Story & photos by Mike Besa
A quarter century after the great golf boom and subsequent bust of the 90s, many clubs are struggling with the practices of excess that were the norm of the day.
All of the golf courses built or renovated at the time wanted to bring “modern conditions” to a country weaned on carabao grass fairways and zoysia greens. Santa Elena and Manila Southwoods set the early benchmarks with their immaculate fairways and lightning-fast greens. Other clubs rushed to recreate the same conditions at their golf courses, unaware of the magnitude of the project that they were taking on.
Augusta National is single-handedly responsible for the predicament in which golf courses all over the world find themselves. The immaculate conditions at Augusta come at a staggering cost. The club has an unlimited budget to keep the golf course the most beautiful playing field in the history of televised sport, so to have it as a model for a golf course with financial constraints was madness.
Then there was the challenge of maintaining foreign turfgrasses and trying to insulate them from our aggressive endemics. The cost schedules were daunting but the clubs persevered, motivated by the astronomical share prices demanded by each new offering. It was greed without the slightest consideration of sustainability.
In the two intervening decades, the courses with the deepest pockets persevere with their programs. Others have surrendered their golf courses to the most dominant of the endemics then making the best of the situation by prepping the playing surfaces, as well as can be done for regular play.
Valley Golf and Country Club has faced this issue head on in the last two years. The greens on the South Course have always been problematic. The amount of shade around the greens doomed the tifdwarf greens. The club struggles to get them ready for the biggest club events and, a little over a year ago, decided that they would resurface the greens on the South Course with zoysia matrella which is employed most successfully on the shorter North Course.

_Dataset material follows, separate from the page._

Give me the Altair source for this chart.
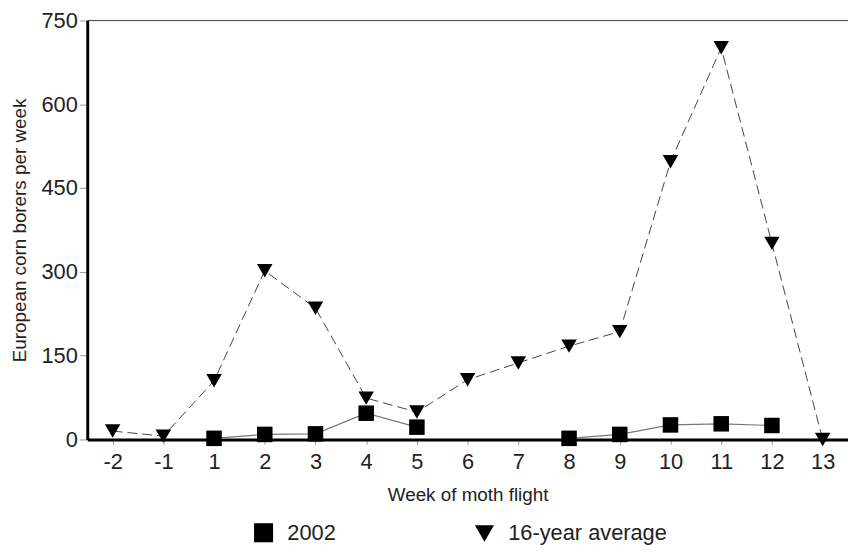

The project began under the stewardship of then-General Manager Dan Salvador and now in the capable hands of current GM Cliff Friedman. I reached out to Cliff and he was quick to throw down the red carpet and give me a tour of how Valley Golf was tackling with the problems on the South Course.
The conversion process was well under way when Friedman arrived at Valley. He was quick to recognize the value of the work that was being done and worked with their maintenance contractor VMJ to speed up the process. The greens look like they’re covered with polka dots, but these are zoysia matrella plugs. These plugs help spread the zoysia and will accelerate its takeover of the greens.
The South Course has also struggled with the turfgrass on its fairways, as well. Some of the more shaded fairways already had large colonies of another type of zoysia; zoysia japonica. So rather than fight the infestation, the club helped it by scattering plugs from aerification of japonica laden fairways.
We took a tour of one of the South’s most problematic fairways—the 11th. It’s one of the narrower fairways on the course and lined on both sides with mature mahogany and acacia trees. The amount of shade, which was fatal to the imports, hardly fazed the japonica which took over very quickly. The muddy fairways are a thing of the past. Similar progress is being made on all the South Course’s fairways.
Beyond the fairways, the club has been hard at work rehabilitating the club’s waterways and lakes. Valley has the misfortune to sit in downstream of the many communities in the area. That means during the rainy season, trash from the more elevated communities flows down the streams into the club’s lakes.
Friedman tackled this challenge head on, putting in place an aggressive program to clean up and protect the club’s lakes. A series of staggered garbage traps was erected in the waterway feeding the lakes bordering 10, 11, 12, 16 and 17, and much of the silt that had accumulated over the previous wet seasons was dredged out. There’s still work to be done but this part of the course looks better than it has in a long while.
The course isn’t at its best at the moment but give it six months and the South Course should be in superb condition. Really, the club had little choice in the matter. Embracing it was the lesser (and far cheaper) of the two evils.
While Valley’s choice was straightforward, many golf clubs are still undecided about how to proceed. Many continue to fight the infestation of their precious turfgrasses by endemic invaders, but it’s an expensive war that they wage. Most will come to the point where they’ll need to decide whether it’s a battle that they want to keep fighting or just give in to the invasive species and adjust their expectations.
It’s going to be a tough call for a lot of clubs. Many of our golf courses are signature designs of great architects and golfers. Some have set standards that the club must maintain to keep their status as a signature design. These courses have the toughest task ahead of them. They’ll either negotiate with the architect to relax his standards or they’ll have to find an alternative turfgrass that will be acceptable to both parties.
Gone are the days of excess. These are tough times that call for hard decisions. The race is on to find a sustainable solution for the industry, one that doesn’t compromise aesthetics or the golf experience and doesn’t break the bank. It’s time to find a solution that allows the game to live on and grow at a rate that future generations can ethically sustain.
These choices will affect the growth and future of the game. Sound choices will have to be made to keep golf moving forward.